● **Exercise aim**
In the material below, the lines containing the word "React" are required; copy each of them.

● **Given material**
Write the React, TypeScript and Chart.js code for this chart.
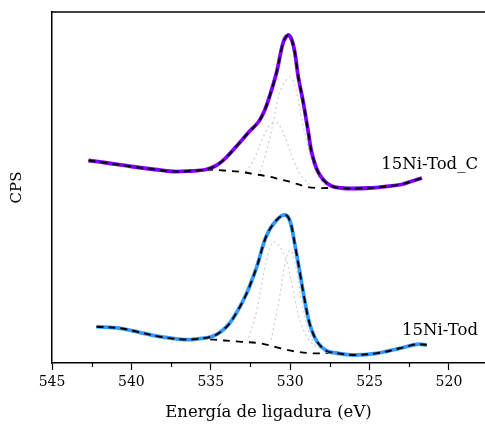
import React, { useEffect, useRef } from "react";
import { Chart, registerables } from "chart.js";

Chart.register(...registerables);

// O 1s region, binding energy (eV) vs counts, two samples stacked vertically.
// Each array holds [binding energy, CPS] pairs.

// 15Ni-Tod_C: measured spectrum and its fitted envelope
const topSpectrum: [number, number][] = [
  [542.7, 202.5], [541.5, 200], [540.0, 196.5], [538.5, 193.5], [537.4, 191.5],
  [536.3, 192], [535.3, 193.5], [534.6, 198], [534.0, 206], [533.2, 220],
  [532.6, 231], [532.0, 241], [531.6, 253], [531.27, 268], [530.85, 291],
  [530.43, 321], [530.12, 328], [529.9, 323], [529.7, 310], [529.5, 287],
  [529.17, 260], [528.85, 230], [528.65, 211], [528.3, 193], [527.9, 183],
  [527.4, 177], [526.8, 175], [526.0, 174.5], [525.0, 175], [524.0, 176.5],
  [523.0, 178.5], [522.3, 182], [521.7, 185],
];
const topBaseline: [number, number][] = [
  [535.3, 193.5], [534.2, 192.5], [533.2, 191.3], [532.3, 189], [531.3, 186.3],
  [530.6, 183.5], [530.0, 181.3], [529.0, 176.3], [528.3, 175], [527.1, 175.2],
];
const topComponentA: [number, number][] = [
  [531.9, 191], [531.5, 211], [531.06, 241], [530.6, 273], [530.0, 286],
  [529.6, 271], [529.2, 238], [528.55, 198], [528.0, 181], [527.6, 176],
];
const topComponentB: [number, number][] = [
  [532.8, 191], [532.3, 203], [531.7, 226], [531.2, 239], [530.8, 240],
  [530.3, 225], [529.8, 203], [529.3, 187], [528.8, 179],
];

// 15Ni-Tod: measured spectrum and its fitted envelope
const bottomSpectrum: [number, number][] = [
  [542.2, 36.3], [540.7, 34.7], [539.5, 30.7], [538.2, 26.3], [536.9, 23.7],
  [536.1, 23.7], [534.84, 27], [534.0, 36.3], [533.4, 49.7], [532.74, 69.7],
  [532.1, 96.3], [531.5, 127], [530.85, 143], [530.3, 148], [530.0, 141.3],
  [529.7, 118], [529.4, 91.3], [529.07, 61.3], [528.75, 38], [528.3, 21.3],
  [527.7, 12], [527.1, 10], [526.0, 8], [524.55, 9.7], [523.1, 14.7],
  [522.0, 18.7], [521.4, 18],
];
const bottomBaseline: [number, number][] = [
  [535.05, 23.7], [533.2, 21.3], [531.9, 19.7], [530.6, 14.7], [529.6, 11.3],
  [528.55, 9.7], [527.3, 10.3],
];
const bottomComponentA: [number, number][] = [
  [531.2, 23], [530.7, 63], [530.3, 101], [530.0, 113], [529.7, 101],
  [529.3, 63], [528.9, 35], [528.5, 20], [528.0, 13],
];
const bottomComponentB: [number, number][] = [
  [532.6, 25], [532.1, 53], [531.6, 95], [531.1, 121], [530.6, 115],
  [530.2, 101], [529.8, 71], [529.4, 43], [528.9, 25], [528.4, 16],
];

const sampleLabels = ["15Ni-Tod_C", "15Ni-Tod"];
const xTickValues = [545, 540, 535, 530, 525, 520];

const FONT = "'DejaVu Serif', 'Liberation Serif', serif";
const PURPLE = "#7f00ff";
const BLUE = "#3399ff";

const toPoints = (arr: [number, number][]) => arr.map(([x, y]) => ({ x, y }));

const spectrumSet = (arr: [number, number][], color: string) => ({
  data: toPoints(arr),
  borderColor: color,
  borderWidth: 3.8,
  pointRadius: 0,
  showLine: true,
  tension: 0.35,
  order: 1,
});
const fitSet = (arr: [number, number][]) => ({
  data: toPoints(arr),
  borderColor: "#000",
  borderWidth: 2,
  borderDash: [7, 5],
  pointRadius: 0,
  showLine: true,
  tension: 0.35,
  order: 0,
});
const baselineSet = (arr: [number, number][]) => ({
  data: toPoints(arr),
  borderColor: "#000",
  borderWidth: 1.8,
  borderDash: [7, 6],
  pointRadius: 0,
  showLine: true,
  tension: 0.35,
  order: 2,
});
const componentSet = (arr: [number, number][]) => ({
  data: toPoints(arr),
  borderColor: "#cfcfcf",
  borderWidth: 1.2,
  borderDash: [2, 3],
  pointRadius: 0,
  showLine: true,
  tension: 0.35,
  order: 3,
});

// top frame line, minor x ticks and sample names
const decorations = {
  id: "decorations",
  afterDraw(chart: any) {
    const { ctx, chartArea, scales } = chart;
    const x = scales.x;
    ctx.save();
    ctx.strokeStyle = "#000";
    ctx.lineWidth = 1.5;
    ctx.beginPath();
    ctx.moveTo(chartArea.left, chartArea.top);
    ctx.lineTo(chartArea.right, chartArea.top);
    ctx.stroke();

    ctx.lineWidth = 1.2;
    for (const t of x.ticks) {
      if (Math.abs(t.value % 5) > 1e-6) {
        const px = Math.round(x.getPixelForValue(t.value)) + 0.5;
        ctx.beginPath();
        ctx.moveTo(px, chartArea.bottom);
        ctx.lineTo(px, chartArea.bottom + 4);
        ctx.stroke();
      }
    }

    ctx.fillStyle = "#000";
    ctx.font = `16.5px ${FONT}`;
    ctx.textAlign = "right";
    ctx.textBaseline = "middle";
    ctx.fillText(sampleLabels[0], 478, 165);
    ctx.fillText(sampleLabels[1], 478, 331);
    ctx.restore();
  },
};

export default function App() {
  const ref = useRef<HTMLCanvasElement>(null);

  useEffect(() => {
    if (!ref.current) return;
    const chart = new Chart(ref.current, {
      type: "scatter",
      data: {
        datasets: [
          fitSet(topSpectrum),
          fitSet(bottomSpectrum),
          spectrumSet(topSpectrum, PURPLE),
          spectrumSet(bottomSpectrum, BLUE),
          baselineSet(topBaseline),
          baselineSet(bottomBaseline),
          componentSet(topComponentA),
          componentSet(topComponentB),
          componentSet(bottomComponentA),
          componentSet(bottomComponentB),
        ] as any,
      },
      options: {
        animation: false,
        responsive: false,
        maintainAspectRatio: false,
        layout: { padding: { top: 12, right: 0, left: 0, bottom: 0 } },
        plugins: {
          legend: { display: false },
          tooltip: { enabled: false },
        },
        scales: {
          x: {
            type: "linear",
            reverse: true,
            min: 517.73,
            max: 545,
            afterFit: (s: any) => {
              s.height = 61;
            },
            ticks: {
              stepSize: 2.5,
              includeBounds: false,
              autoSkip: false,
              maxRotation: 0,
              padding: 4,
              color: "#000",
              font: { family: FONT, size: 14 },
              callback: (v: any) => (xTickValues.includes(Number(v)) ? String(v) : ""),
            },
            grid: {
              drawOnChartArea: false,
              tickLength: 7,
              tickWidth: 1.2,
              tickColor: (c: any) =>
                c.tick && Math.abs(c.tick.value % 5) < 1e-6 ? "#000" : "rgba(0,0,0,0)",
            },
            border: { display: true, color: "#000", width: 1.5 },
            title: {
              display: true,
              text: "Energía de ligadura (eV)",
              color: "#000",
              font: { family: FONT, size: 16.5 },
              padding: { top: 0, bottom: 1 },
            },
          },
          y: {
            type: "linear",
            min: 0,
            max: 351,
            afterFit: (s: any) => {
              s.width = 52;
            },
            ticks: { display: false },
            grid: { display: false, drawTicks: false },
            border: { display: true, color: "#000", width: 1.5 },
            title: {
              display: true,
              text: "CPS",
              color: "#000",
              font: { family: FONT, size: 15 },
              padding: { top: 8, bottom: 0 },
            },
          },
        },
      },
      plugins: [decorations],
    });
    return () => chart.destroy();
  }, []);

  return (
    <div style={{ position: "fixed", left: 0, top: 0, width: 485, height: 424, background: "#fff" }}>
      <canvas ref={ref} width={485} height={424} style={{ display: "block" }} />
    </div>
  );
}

● **Worked answer**
Write the React, TypeScript and Chart.js code for this chart.
import React, { useEffect, useRef } from "react";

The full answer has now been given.